## [WHAT IS ASKED]
List all lines in the material below that contain "this".

## [TASK MATERIAL]

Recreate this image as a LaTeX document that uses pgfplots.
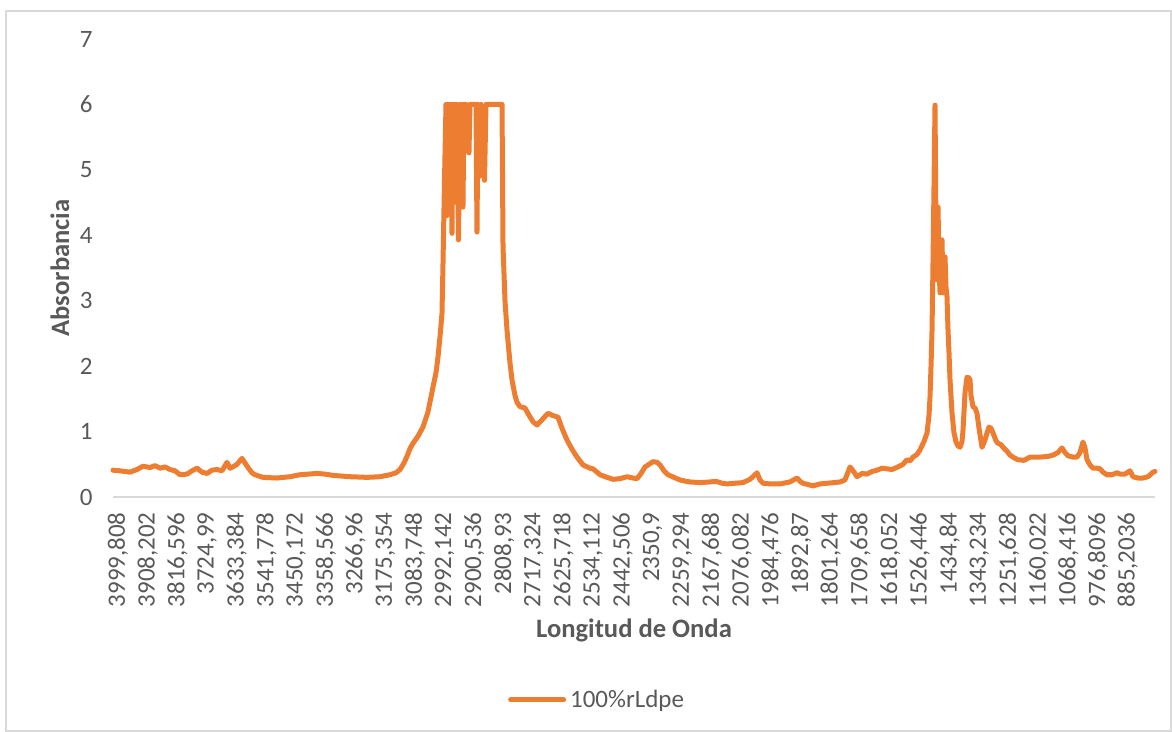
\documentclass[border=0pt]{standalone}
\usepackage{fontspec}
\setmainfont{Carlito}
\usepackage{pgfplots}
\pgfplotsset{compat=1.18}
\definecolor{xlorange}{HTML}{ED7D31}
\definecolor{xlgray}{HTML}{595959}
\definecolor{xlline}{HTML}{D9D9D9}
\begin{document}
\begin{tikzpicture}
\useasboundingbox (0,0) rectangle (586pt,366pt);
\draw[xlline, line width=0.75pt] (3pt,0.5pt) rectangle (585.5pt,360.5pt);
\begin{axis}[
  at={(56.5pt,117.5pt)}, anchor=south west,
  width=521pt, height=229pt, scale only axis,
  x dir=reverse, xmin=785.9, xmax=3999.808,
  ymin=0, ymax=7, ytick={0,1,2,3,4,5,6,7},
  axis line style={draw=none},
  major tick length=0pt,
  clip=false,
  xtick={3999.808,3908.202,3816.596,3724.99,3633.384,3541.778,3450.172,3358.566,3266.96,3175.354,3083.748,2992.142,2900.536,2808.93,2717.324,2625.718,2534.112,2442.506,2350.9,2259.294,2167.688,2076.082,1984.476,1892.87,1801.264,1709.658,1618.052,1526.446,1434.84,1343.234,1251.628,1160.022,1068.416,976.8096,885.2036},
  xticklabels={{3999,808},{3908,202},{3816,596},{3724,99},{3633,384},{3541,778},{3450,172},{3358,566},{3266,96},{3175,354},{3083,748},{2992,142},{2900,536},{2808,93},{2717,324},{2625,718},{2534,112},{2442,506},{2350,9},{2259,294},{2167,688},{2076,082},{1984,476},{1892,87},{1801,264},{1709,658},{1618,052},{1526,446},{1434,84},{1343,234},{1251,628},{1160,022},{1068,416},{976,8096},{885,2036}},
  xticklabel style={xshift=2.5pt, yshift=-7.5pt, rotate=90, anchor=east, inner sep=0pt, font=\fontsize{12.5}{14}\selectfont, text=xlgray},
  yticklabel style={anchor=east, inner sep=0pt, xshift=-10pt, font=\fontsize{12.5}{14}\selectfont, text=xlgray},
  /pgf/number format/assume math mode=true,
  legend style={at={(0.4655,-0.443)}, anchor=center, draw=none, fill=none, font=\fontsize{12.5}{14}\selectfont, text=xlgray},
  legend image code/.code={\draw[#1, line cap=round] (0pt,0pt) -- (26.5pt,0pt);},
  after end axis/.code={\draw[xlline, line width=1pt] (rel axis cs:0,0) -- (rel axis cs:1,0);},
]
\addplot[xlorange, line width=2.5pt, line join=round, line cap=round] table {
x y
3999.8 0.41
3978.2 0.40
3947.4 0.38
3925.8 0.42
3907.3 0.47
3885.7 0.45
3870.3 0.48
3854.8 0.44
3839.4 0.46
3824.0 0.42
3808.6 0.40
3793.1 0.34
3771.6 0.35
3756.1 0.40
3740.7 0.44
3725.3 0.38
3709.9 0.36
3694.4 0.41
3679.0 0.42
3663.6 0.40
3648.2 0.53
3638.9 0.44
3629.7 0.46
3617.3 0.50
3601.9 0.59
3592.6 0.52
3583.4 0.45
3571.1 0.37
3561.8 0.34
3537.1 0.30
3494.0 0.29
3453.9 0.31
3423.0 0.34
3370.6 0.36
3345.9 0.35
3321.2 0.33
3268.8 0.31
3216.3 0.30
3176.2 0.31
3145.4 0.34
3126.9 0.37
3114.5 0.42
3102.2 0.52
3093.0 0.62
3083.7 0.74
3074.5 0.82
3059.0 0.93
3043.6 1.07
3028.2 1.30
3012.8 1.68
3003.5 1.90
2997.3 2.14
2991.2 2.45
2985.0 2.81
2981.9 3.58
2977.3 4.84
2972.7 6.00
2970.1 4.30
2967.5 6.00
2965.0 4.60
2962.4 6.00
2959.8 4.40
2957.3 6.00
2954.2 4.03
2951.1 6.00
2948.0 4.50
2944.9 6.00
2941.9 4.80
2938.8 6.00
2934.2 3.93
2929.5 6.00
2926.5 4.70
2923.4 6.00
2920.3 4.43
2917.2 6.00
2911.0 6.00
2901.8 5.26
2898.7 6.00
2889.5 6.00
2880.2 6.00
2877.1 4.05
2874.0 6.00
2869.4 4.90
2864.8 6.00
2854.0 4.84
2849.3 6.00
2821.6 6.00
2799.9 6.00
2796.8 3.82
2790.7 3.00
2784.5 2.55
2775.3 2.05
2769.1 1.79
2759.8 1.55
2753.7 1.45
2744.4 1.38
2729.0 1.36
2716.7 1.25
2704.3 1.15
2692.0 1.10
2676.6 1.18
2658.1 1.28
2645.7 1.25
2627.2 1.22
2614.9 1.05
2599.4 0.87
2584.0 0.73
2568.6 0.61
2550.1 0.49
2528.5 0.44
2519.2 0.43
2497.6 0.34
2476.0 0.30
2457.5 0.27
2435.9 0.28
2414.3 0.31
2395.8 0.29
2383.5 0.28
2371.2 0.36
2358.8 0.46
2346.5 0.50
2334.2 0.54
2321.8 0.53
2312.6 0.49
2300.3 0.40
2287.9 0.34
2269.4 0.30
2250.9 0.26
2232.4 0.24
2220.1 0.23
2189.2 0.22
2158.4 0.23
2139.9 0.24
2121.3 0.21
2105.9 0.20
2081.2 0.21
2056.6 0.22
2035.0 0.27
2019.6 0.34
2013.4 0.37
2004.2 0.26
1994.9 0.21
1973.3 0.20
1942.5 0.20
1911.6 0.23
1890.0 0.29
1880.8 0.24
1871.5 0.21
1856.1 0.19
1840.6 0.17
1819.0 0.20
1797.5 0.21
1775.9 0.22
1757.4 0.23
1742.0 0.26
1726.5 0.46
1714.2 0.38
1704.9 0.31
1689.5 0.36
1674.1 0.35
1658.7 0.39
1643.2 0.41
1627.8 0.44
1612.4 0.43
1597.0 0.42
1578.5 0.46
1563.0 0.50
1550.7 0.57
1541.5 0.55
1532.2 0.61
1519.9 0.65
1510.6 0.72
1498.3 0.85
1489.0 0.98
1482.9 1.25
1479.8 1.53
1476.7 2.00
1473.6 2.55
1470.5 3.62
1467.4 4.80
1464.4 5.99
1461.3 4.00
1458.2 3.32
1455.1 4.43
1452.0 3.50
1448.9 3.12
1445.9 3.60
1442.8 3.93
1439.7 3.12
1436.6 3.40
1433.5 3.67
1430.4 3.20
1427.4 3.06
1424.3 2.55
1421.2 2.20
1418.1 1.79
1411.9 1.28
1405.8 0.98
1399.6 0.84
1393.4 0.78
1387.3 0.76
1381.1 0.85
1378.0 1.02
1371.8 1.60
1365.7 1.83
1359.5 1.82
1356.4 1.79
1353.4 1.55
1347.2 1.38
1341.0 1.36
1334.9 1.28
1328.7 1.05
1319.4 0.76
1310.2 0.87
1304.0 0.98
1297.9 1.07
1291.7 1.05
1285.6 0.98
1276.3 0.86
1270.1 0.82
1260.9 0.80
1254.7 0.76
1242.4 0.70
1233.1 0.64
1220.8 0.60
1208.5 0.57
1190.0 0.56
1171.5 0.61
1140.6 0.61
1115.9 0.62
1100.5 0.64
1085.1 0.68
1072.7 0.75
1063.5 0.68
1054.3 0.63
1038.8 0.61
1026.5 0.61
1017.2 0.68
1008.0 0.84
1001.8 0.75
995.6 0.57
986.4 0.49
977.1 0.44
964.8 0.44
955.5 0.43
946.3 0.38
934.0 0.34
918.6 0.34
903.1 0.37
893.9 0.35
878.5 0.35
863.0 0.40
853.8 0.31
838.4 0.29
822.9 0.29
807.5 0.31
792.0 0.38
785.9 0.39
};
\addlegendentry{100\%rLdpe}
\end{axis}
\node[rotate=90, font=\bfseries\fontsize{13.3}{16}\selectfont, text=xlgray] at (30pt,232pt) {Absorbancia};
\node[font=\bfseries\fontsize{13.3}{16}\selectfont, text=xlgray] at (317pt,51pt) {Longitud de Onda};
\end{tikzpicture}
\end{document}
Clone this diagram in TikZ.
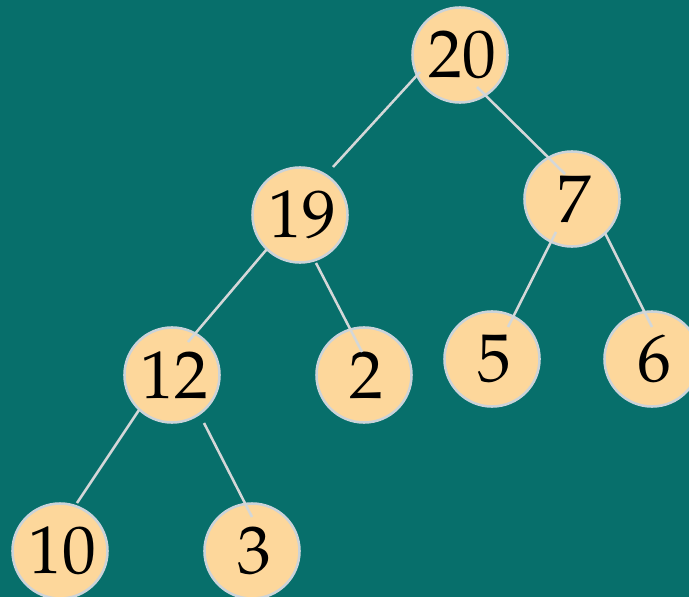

## [FULL ANSWER]
Recreate this image as a LaTeX document that uses pgfplots.
Clone this diagram in TikZ.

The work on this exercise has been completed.